In an appearance on ABC‘s popular daytime talk show “The View” Wednesday, Rep. Alexandria Ocasio-Cortez spoke about what she called a “disconnect” between centrist, establishment members of the Democratic Party and progressive lawmakers who have been viewed as agitators in the party.
Co-host Whoopi Goldberg said that while she had applauded Ocasio-Cortez’s surprise victory in her 2018 primary against Wall Street-backed former Rep. Joe Crowley, she has since cooled on the lawmaker due to what she views as a dismissal of baby boomers’ past activism. Ocasio-Cortez has pushed House Speaker Nancy Pelosi (D-Calif.) to back a Green New Deal, called on her fellow Democrats to support Medicare for All, and criticized Democrats who take big-money donations from the financial, for-profit healthcare, and fossil fuel sectors.
“You lost me because it felt like you were saying to people like me that I was too old and didn’t do enough,” Goldberg said. “I love young people, I was once one. But you’re on my shoulders and we have carried this fight…and to sort of hear it sound like you were dismissing us bothered the hell out of me.”
Ocasio-Cortez said that such feedback is valuable and helps to counter a political landscape in which Democrats are “disconnected”—but not “divided” from one another.
“The way that we connect is by sharing honestly our takes with each other,” Ocasio-Cortez said. “I think there’s a lot of incentive to blow up disagreements in the party as huge fights.
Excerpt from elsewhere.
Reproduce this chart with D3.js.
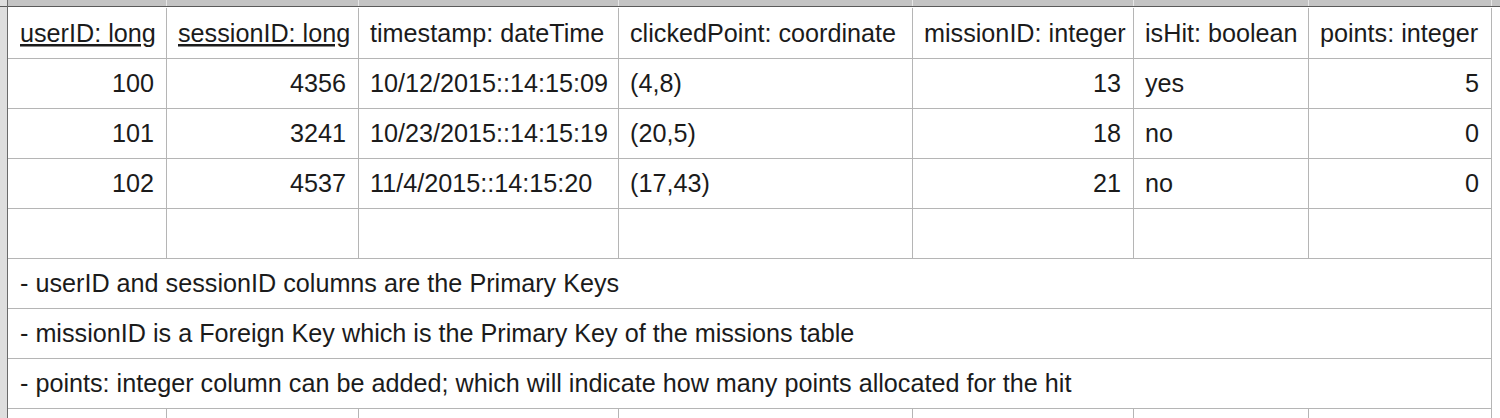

I think it’s important for us to recognize…the people who have been in this fight to allow us to have this window as we do right now.”
After acknowledging Pelosi’s leadership and that of several progressive lawmakers, the congresswoman added that like baby boomers who demanded an end to the Vietnam War, marched for women’s rights and LGBTQ rights, and protested nuclear proliferation, young people today who are leading the fight for climate, racial, and economic justice are seen as “rebellious.”
“Youth and culture has always been seen and cast as rebellious, but ultimately we are not a moment that is disconnected from our past,” Ocasio-Cortez said. “We are part of a long movement of ancestors and elders that we should always acknowledge.”
— The View (@TheView) February 19, 2020
Tania Singh, an executive board member with the California Democratic Party, applauded Ocasio-Cortez for her diplomatic response to Goldberg.
“She’s a good surrogate for Bernie in terms of outreach to those who are bitter and need their egos stroked to show some solidarity with the problems people are facing today,” Singh tweeted. “I would’ve not been able to maintain composure at the question.”
Aoc is a good surrogate for Bernie in terms of outreach to those who are bitter & need their egos stroked to show some solidarity with the problems people are facing today that the olds do not.
I would’ve not been able to maintain composure at the question.
— Tania Singh (@TwinklingTania) February 19, 2020
Sanders leads the Democratic primary field among young voters in recent polls, while centrist candidates including former South Bend, Indiana Mayor Pete Buttigieg and former Vice President Joe Biden are supported largely by voters over age 55.
On “The View,” Ocasio-Cortez talked about how young, unapologetically progressive lawmakers like herself and Reps. Ilhan Omar (D-Minn.) and Rashida Tlaib (D-Mich.) are changing the U.S. political system simply by having a presence on Capitol Hill.
“Our political system is not designed for people like us. They’re not designed for working people to succeed, for young people, for women, for people of color,” said Ocasio-Cortez, who was working as a bartender in New York just a year before she won her congressional seat.
Rep. Alexandria Ocasio-Cortez (@AOC) to the co-hosts: “Our entire political system revolves, frankly, around rich men, and rich men are not the center of my universe. Working families are.” https://t.co/oEHVRqDGEK pic.twitter.com/0POeuIXQtB
— The View (@TheView) February 19, 2020
“Our entire political system revolves around rich men,” she added. “And rich men are not the center of my universe, working families are.”